Ordenado sacerdote en 1777, Melchor Charles Bienvenu de Miollis (1753-1843) se negó en 1790 a jurar la Constitución Civil del Clero, que sometía a los eclesiásticos al Estado. Para evitarlo se exilió en Roma. En 1811, durante el Concilio de París convocado por Napoleón, se resistió a sus pretensiones contra el Papa Pío VII.
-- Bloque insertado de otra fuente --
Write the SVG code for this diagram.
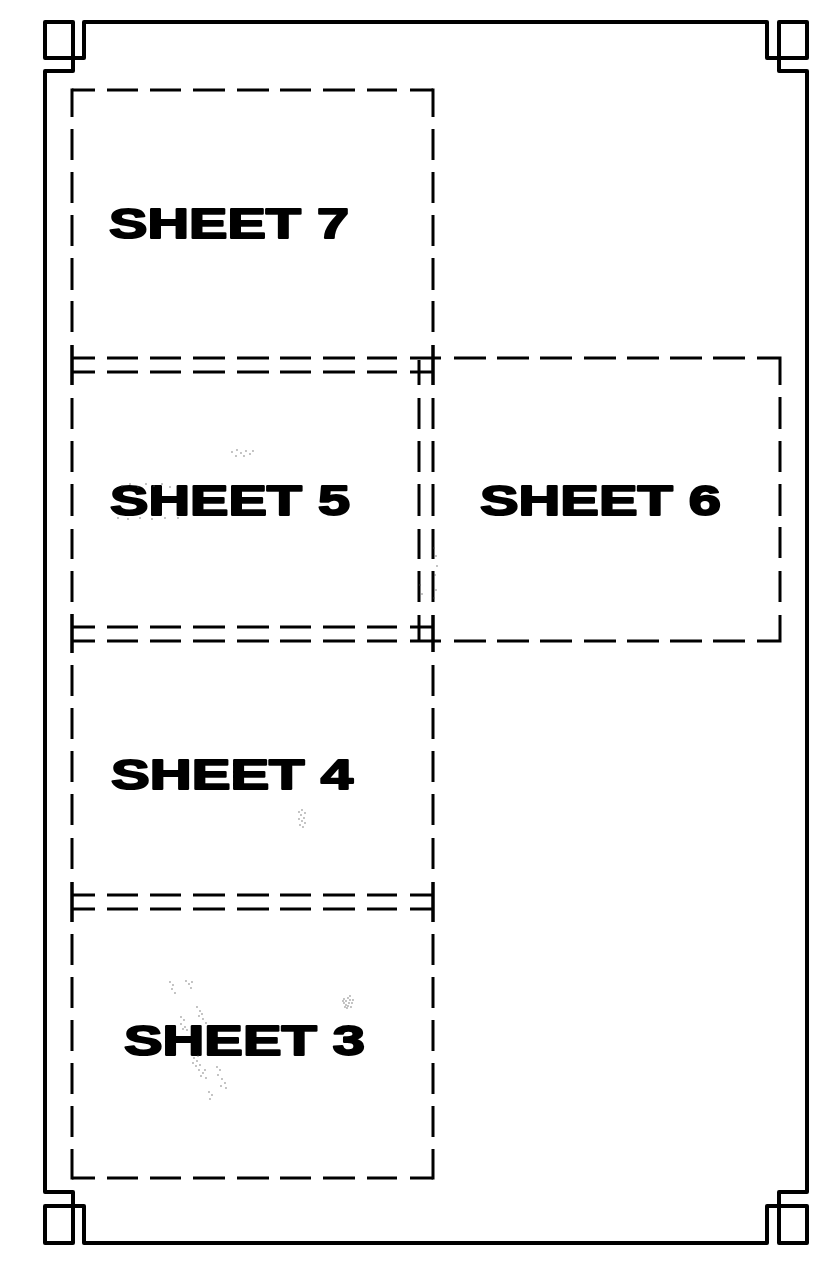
<svg xmlns="http://www.w3.org/2000/svg" width="828" height="1267" viewBox="0 0 828 1267">
<style>
.frame{fill:none;stroke:#000;stroke-width:4;stroke-linejoin:round;stroke-linecap:round}
.dash{fill:none;stroke:#000;stroke-width:3;stroke-linecap:butt;stroke-linejoin:miter}
.label{font-family:"Liberation Sans",Arial,sans-serif;font-weight:700;font-size:43px;fill:#000;stroke:#000;stroke-width:2;stroke-linejoin:round}
.smudge{fill:none;stroke:#555;stroke-width:1.3;stroke-linecap:round}
</style>
<defs>
<path id="hrow" d="M72 0H95M107 0H138M150 0H181M193 0H225M237 0H269M280 0H311M323 0H355M367 0H397"/>
</defs>
<g id="frame" class="frame">
<path d="M84 22H767V58H807V22H779V71H807V1192H779V1243H807V1206H767V1243H84V1206H45V1243H73V1192H45V71H73V22H45V58H84V22"/>
</g>
<g id="sheet-7" class="dash">
<use href="#hrow" y="90"/><path d="M410 90H433"/>
<use href="#hrow" y="372"/><path d="M410 372H434"/>
<path d="M72 88.500V117M72 129V160M72 172V203M72 215V246M72 258V290M72 301V332M72 345V385"/>
<path d="M433 88.500V117M433 129V160M433 172V203M433 215V246M433 258V290M433 301V332M433 345V385"/>
<text class="label" x="109" y="238" textLength="240" lengthAdjust="spacingAndGlyphs">SHEET 7</text>
</g>
<g id="sheet-5" class="dash">
<use href="#hrow" y="358"/><path d="M410 358H441"/>
<use href="#hrow" y="641"/><path d="M410 641H441"/>
<path d="M72 345V385M72 398V429M72 441V472M72 484V516M72 529V559M72 571V602M72 614V653"/>
<path d="M433 345V385M433 398V429M433 441V472M433 484V516M433 529V559M433 571V602M433 615V652"/>
<text class="label" x="110" y="515" textLength="240" lengthAdjust="spacingAndGlyphs">SHEET 5</text>
</g>
<g id="sheet-6" class="dash">
<path d="M454 358H486M497 358H529M540 358H572M584 358H616M627 358H659M670 358H702M713 358H745M757 358H780V385M780 397V429M780 441V472M780 484V516M780 527V558M780 571V602M780 615V641H757M745 641H713M702 641H670M659 641H627M616 641H584M572 641H540M529 641H497M486 641H454"/>
<path d="M419 360V385M419 398V429M419 441V472M419 484V516M419 529V559M419 571V602M419 615V641"/>
<text class="label" x="480" y="515" textLength="241" lengthAdjust="spacingAndGlyphs">SHEET 6</text>
</g>
<g id="sheet-4" class="dash">
<use href="#hrow" y="627"/><path d="M410 627H434"/>
<use href="#hrow" y="909"/><path d="M410 909H433"/>
<path d="M72 614V653M72 665V696M72 708V739M72 751V782M72 794V825M72 838V869M72 882V922"/>
<path d="M433 615V652M433 665V696M433 708V739M433 751V782M433 794V825M433 838V869M433 882V922"/>
<text class="label" x="111" y="789" textLength="242" lengthAdjust="spacingAndGlyphs">SHEET 4</text>
</g>
<g id="sheet-3" class="dash">
<use href="#hrow" y="895"/><path d="M410 895H433"/>
<use href="#hrow" y="1178"/><path d="M410 1178H433"/>
<path d="M72 882V922M72 934V965M72 977V1008M72 1020V1051M72 1063V1094M72 1106V1137M72 1149V1179.500"/>
<path d="M433 882V922M433 934V965M433 977V1008M433 1020V1051M433 1063V1094M433 1106V1137M433 1149V1179.500"/>
<text class="label" x="124" y="1055" textLength="241" lengthAdjust="spacingAndGlyphs">SHEET 3</text>
</g>
<g id="smudges" class="smudge">
<path d="M170 982h0M173 985h0M172 989h0M175 993h0M186 981h0M189 984h0M192 982h0M191 988h0M181 1017h0M184 1020h0M181 1024h0M185 1027h0M187 1030h0M183 1029h0M197 1007h0M200 1011h0M199 1016h0M203 1019h0M206 1023h0M202 1014h0M194 1058h0M197 1061h0M196 1066h0M200 1065h0M199 1070h0M203 1073h0M201 1076h0M206 1078h0M193 1063h0M198 1056h0M205 1070h0M217 1067h0M220 1070h0M218 1075h0M222 1079h0M225 1083h0M221 1086h0M226 1088h0M209 1092h0M212 1095h0M210 1099h0"/>
<path d="M344 999h0M346 1001h0M348 998h0M350 1000h0M352 1003h0M349 1003h0M346 1005h0M344 1003h0M348 1006h0M351 1007h0M347 1008h0M343 1001h0M353 1000h0M350 996h0M345 1007h0"/>
<path d="M299 812h0M302 810h0M305 813h0M301 815h0M304 818h0M299 819h0M302 821h0M305 823h0M300 825h0M303 827h0"/>
<path d="M232 452h0M237 450h0M241 453h0M246 451h0M250 454h0M244 456h0M236 456h0M253 451h0"/>
<path d="M122 486h0M130 484h0M138 487h0M146 484h0M154 486h0M162 484h0M170 487h0M118 518h0M128 519h0M140 518h0M152 519h0M165 518h0M178 518h0"/>
<path d="M434 548h0M436 556h0M437 566h0M435 575h0M436 590h0M434 598h0M420 585h0M422 594h0"/>
</g>
</svg>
¿Era así Bienvenu de Miollis? No parece que Víctor Hugo le conociera personalmente, pero debió tener ocasión de tratar en París al general Sextius de Miollis y al prefecto Honoré Gabriel de Miollis, hermanos del prelado, allá por la década de 1830. Ellos le hablarían de un hombre que estuvo más de 30 años en el episcopado hasta que presentó su renuncia al cumplir los 85 años. Narrarían su amor a los pobres y cómo extendió el Evangelio en su diócesis con visitas pastorales en una época de descristianización. Luchó contra el espíritu de un tiempo en el que la fe se ocultaba por respetos humanos. Su vida estuvo marcada por la devoción eucarística y el cuidado de la liturgia, unos detalles que no aparecen en el Myrel de Víctor Hugo, del que se resalta principalmente que el «amaos los unos a los otros lo asumía por entero, y esta era toda su doctrina».
Agnieska Tombinska, una escritora polaca descendiente del obispo, reflexionaba sobre si De Miollis hubiera tenido el gesto de regalar los candelabros a Valjean. En la novela la Policía detiene al ladrón y muchos aplaudirían porque se ha hecho justicia y el mal ha sido castigado. Sin embargo, Tombinska está convencida de que el obispo real, que vivía intensamente el Evangelio, habría actuado del mismo modo por aquello de que «al que te quite el manto, no le niegues la túnica» (Lc 6, 29). El prelado no habría exigido la devolución de la cubertería familiar, no se habría apegado a ella porque «el que ama a su padre, o a su madre más que a mí, no es digno de mí» (Mt 10, 37).
Uno de los mejores elogios de De Miollis lo hizo el canónigo Louis Jerôme Bondil en su funeral, el 12 de septiembre de 1843: «Para ser grande a los ojos del mundo hay que alzarse y brillar. Para ser grande a los ojos de Dios, es todo lo contrario. Hay que humillarse y practicar sin alboroto la virtud».